* **What you have to do**
Produce an exact transcription of the listing below, omitting the pictures.

* **Collected material**
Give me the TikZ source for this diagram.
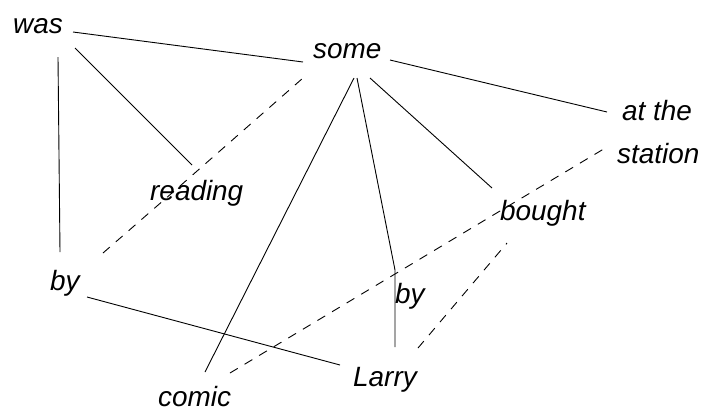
\documentclass[tikz,border=0pt]{standalone}
\usepackage{fontspec}
\setmainfont{Liberation Sans}
\usetikzlibrary{calc}
\begin{document}
\begin{tikzpicture}[x=1bp,y=-1bp,
  word/.style={inner sep=0pt, anchor=base west, font=\fontsize{28}{30}\selectfont\itshape},
  link/.style={line width=0.9bp},
  dlink/.style={line width=0.9bp, dash pattern=on 9bp off 8bp}]
\useasboundingbox (0,0) rectangle (705,414);
\node[word] (was) at (13,33) {was};
\node[word] (some) at (313,58) {some};
\node[word] (atthe) at (622,120) {at the};
\node[word] (station) at (617,163) {station};
\node[word] (reading) at (150,200) {reading};
\node[word] (bought) at (500,220) {bought};
\node[word] (bylft) at (50,290) {by};
\node[word] (bymid) at (395,303) {by};
\node[word] (larry) at (353,386) {Larry};
\node[word] (comic) at (158,406) {comic};
% solid
\draw[link] ($(was.base west)+(60,-1)$) -- ($(some.base west)+(-10,4)$);
\draw[link] ($(was.base west)+(62,15)$) -- ($(reading.base west)+(42,-35)$);
\draw[link] ($(was.base west)+(45,24)$) -- ($(bylft.base west)+(10,-38)$);
\draw[link] ($(some.base west)+(77,2)$) -- ($(atthe.base west)+(-15,-8)$);
\draw[link] ($(some.base west)+(57,20)$) -- ($(bought.base west)+(-8,-32)$);
\draw[link] ($(some.base west)+(41,20)$) -- ($(comic.base west)+(47,-34)$);
\draw[link] ($(some.base west)+(44,20)$) -- ($(bymid.base west)+(0,-33)$) -- ($(larry.base west)+(42,-39)$);
\draw[link] ($(bylft.base west)+(37,7)$) -- ($(larry.base west)+(-13,-21)$);
% dashed
\draw[dlink] ($(bylft.base west)+(53,-37)$) -- ($(reading.base west)+(30,-14)$) -- ($(some.base west)+(-10,20)$);
\draw[dlink] ($(comic.base west)+(72,-33)$) -- ($(bymid.base west)+(0,-29)$) -- ($(bought.base west)+(10,-15)$) -- ($(station.base west)+(-10,-16)$);
\draw[dlink] ($(larry.base west)+(65,-38)$) -- ($(bought.base west)+(7,23)$);
\end{tikzpicture}
\end{document}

* **Worked answer**
Give me the TikZ source for this diagram.
\documentclass[tikz,border=0pt]{standalone}
\usepackage{fontspec}
\setmainfont{Liberation Sans}
\usetikzlibrary{calc}
\begin{document}
\begin{tikzpicture}[x=1bp,y=-1bp,
  word/.style={inner sep=0pt, anchor=base west, font=\fontsize{28}{30}\selectfont\itshape},
  link/.style={line width=0.9bp},
  dlink/.style={line width=0.9bp, dash pattern=on 9bp off 8bp}]
\useasboundingbox (0,0) rectangle (705,414);
\node[word] (was) at (13,33) {was};
\node[word] (some) at (313,58) {some};
\node[word] (atthe) at (622,120) {at the};
\node[word] (station) at (617,163) {station};
\node[word] (reading) at (150,200) {reading};
\node[word] (bought) at (500,220) {bought};
\node[word] (bylft) at (50,290) {by};
\node[word] (bymid) at (395,303) {by};
\node[word] (larry) at (353,386) {Larry};
\node[word] (comic) at (158,406) {comic};
% solid
\draw[link] ($(was.base west)+(60,-1)$) -- ($(some.base west)+(-10,4)$);
\draw[link] ($(was.base west)+(62,15)$) -- ($(reading.base west)+(42,-35)$);
\draw[link] ($(was.base west)+(45,24)$) -- ($(bylft.base west)+(10,-38)$);
\draw[link] ($(some.base west)+(77,2)$) -- ($(atthe.base west)+(-15,-8)$);
\draw[link] ($(some.base west)+(57,20)$) -- ($(bought.base west)+(-8,-32)$);
\draw[link] ($(some.base west)+(41,20)$) -- ($(comic.base west)+(47,-34)$);
\draw[link] ($(some.base west)+(44,20)$) -- ($(bymid.base west)+(0,-33)$) -- ($(larry.base west)+(42,-39)$);
\draw[link] ($(bylft.base west)+(37,7)$) -- ($(larry.base west)+(-13,-21)$);
% dashed
\draw[dlink] ($(bylft.base west)+(53,-37)$) -- ($(reading.base west)+(30,-14)$) -- ($(some.base west)+(-10,20)$);
\draw[dlink] ($(comic.base west)+(72,-33)$) -- ($(bymid.base west)+(0,-29)$) -- ($(bought.base west)+(10,-15)$) -- ($(station.base west)+(-10,-16)$);
\draw[dlink] ($(larry.base west)+(65,-38)$) -- ($(bought.base west)+(7,23)$);
\end{tikzpicture}
\end{document}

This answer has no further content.